▶ Task details
In the listing that follows, count every line with the word "this" in it and write only the total.

※

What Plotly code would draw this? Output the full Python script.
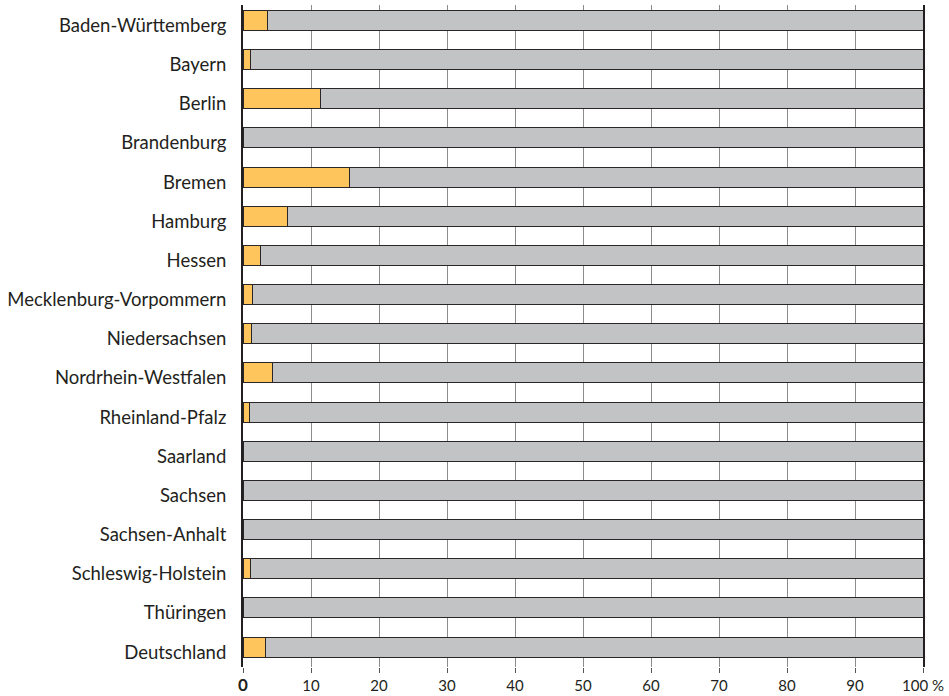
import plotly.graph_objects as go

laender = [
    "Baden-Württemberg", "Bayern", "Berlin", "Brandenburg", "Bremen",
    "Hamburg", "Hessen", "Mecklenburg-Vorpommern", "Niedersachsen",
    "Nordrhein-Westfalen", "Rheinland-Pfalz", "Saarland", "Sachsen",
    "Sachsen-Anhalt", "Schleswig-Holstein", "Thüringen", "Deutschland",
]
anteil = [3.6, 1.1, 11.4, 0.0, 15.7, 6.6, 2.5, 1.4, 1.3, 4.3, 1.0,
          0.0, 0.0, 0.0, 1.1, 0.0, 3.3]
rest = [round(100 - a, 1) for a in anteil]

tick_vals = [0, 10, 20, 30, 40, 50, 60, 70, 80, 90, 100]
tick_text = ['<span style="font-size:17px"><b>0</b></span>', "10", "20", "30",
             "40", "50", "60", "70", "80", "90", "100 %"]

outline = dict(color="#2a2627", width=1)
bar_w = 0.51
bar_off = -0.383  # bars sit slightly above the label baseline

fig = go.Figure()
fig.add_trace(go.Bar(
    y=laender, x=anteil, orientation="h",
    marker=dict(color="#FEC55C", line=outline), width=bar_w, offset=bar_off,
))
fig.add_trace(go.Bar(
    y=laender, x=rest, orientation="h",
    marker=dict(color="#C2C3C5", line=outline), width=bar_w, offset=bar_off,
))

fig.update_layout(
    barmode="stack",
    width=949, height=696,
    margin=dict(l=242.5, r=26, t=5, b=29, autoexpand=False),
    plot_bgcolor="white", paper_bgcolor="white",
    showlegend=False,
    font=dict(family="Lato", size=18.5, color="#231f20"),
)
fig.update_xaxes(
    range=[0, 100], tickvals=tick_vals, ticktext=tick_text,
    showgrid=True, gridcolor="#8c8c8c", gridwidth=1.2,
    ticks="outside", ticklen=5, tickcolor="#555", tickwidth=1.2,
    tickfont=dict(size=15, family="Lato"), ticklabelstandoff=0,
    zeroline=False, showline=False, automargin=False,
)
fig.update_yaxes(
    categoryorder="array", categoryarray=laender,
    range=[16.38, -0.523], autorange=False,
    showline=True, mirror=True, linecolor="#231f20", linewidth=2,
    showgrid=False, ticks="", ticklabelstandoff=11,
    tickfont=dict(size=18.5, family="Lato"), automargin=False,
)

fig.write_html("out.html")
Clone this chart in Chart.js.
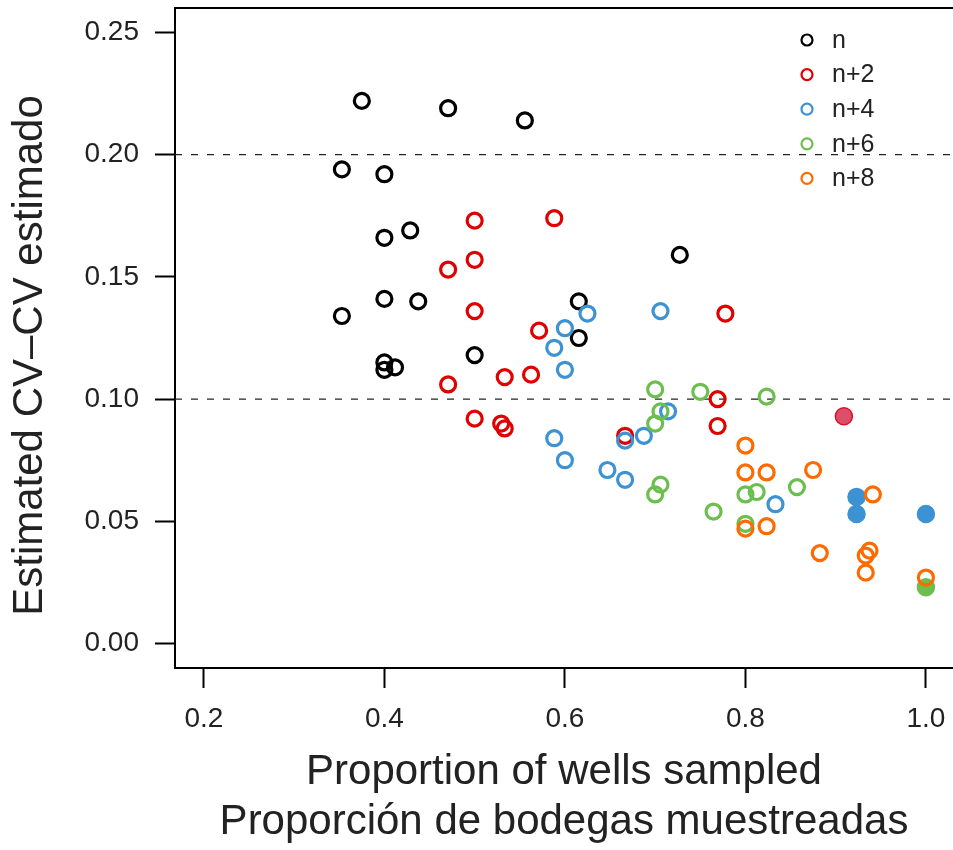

※

▶ Complete answer
2